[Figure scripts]
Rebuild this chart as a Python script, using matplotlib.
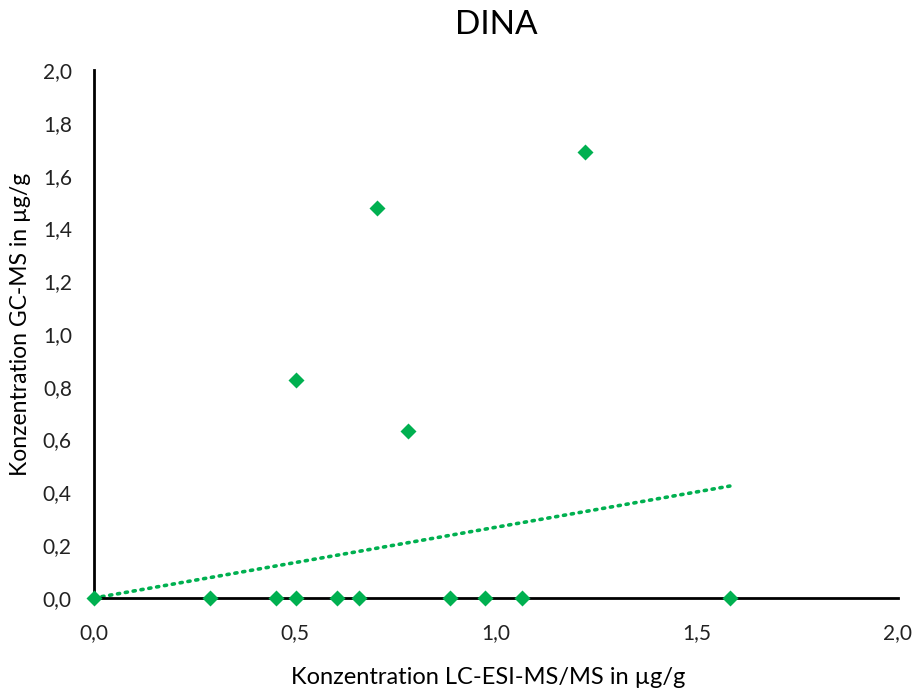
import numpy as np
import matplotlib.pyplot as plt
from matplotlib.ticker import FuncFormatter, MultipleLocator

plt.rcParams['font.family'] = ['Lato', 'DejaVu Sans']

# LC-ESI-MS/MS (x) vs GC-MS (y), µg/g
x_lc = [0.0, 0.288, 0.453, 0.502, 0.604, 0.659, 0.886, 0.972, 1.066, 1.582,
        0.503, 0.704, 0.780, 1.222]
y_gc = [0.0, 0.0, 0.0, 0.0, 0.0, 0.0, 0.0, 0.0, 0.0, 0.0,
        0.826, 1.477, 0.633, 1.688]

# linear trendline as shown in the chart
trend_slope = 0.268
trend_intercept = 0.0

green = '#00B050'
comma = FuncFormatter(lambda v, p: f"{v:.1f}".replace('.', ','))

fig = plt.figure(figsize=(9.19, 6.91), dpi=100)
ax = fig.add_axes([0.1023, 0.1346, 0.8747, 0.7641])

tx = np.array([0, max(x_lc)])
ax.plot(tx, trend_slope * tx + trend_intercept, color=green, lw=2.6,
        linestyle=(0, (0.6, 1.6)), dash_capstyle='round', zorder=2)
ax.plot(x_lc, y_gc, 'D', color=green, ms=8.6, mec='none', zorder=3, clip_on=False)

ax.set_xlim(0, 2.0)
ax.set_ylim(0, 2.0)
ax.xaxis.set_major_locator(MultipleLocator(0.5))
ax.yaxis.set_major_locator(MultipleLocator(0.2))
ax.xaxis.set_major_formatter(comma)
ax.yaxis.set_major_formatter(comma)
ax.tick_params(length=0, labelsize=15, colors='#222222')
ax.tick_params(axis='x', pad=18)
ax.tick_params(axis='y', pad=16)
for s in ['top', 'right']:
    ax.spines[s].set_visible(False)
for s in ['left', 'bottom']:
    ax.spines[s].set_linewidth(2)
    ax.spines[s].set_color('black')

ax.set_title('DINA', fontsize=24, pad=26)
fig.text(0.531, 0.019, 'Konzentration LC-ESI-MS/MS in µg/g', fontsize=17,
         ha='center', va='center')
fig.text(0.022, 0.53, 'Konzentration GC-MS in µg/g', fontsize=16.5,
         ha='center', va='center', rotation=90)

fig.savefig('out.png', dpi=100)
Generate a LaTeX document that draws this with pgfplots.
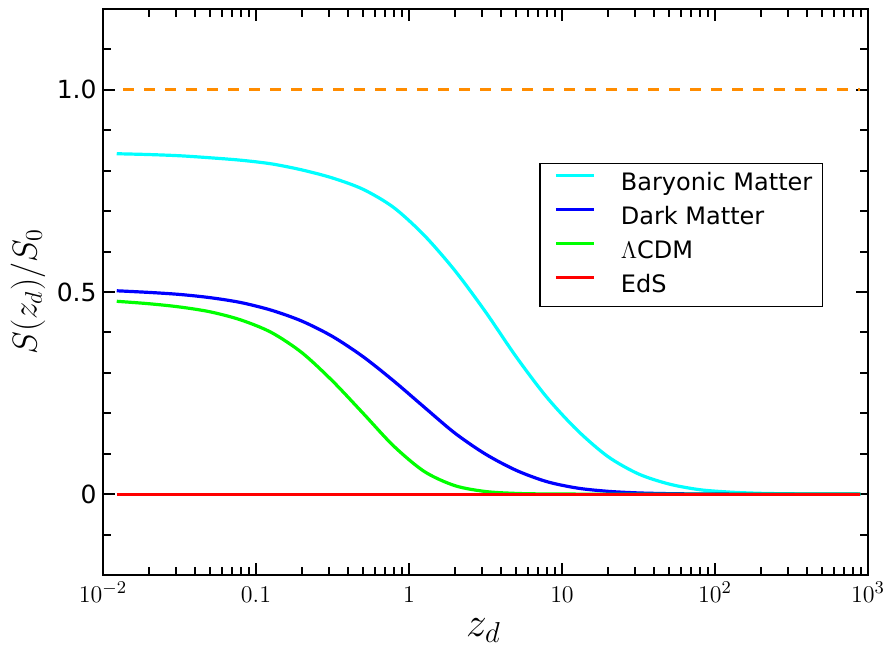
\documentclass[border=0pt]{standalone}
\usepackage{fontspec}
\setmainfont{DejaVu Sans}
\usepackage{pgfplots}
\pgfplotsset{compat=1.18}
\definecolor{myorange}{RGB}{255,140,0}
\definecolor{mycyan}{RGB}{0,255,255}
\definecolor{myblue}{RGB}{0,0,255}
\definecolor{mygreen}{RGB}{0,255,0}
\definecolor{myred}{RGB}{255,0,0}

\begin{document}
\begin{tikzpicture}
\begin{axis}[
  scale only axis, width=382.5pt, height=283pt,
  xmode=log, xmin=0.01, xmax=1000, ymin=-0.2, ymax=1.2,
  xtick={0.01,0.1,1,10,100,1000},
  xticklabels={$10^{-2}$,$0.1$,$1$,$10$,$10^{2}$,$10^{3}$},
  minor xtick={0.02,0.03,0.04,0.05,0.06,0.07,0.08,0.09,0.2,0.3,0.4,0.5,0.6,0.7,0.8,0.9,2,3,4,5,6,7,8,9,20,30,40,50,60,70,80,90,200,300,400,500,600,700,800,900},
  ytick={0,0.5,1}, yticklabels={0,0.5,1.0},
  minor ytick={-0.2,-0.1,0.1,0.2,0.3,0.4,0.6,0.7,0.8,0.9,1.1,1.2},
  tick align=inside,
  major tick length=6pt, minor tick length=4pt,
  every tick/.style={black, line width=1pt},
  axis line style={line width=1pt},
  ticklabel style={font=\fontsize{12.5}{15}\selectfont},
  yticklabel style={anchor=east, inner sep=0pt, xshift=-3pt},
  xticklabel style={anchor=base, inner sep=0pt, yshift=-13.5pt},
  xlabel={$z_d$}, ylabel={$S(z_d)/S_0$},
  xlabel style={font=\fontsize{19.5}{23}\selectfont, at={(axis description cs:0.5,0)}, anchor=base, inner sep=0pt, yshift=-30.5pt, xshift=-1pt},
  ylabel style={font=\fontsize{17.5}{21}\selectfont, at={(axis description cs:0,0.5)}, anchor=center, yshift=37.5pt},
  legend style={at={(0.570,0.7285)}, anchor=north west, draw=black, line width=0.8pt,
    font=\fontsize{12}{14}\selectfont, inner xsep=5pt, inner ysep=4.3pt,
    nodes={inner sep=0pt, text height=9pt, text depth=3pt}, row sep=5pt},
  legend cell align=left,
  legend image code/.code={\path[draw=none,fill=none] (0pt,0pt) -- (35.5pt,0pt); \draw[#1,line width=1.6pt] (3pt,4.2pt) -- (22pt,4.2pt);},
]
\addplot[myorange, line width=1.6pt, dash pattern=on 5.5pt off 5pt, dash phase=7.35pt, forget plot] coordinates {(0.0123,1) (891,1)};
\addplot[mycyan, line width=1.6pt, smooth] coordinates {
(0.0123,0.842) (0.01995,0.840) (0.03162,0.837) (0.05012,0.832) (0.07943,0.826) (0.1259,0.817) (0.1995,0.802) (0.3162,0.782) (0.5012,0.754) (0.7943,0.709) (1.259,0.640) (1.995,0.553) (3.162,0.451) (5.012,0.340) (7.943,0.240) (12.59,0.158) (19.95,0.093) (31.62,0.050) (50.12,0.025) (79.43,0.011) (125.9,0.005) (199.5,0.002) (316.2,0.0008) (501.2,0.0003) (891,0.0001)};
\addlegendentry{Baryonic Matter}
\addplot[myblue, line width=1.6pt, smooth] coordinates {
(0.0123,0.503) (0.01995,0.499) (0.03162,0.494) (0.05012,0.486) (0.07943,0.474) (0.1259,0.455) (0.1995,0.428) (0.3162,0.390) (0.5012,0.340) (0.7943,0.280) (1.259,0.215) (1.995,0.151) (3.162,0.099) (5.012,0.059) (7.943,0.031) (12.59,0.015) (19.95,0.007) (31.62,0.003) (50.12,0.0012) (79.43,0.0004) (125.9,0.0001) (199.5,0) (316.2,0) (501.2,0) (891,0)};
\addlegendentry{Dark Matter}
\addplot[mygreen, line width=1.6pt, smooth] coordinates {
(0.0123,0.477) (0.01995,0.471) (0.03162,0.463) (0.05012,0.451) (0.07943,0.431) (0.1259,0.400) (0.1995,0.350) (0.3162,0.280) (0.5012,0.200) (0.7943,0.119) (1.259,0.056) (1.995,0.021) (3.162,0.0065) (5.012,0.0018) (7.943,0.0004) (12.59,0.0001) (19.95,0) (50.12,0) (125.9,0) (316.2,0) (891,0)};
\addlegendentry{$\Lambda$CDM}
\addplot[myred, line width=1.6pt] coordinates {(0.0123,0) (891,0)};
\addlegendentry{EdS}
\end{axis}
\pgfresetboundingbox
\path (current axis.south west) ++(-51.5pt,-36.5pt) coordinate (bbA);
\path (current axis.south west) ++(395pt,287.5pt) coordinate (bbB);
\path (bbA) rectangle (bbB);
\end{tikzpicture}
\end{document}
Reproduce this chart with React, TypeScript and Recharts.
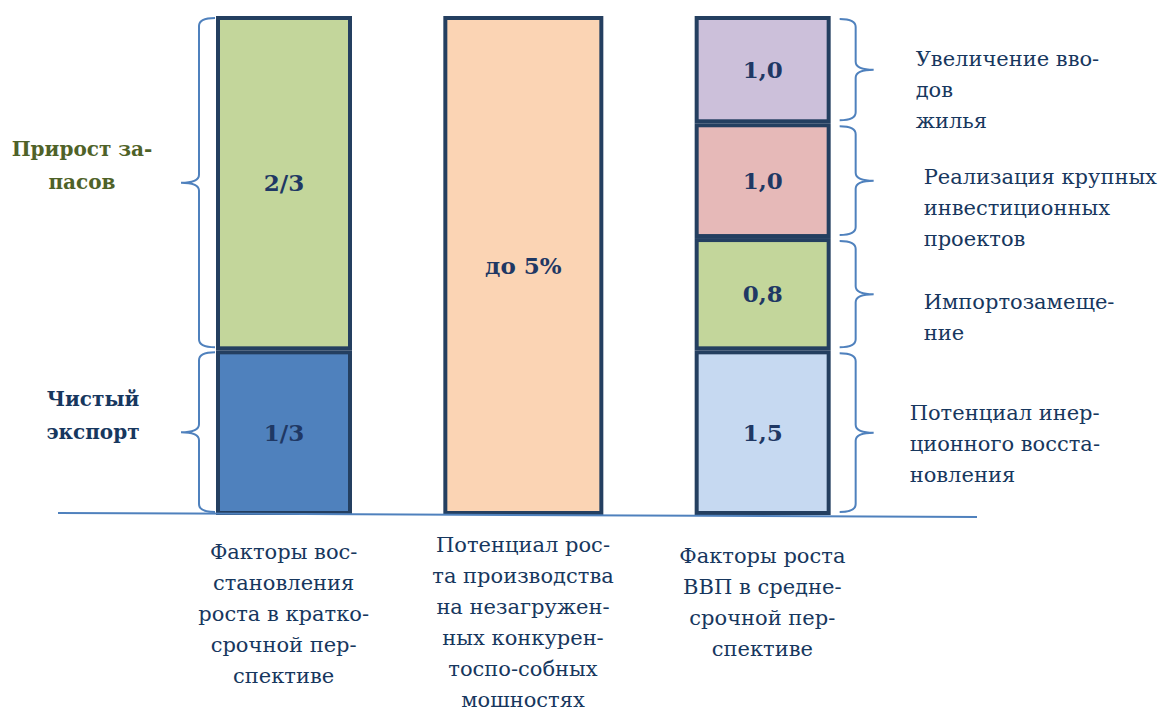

§ OBJECTIVE
Read the entries and show each line that mentions "matplotlib".

§ RESPONSE TO THIS TASK
Rebuild this chart as a Python script, using matplotlib.
import matplotlib.pyplot as plt
from matplotlib.ticker import FuncFormatter, MultipleLocator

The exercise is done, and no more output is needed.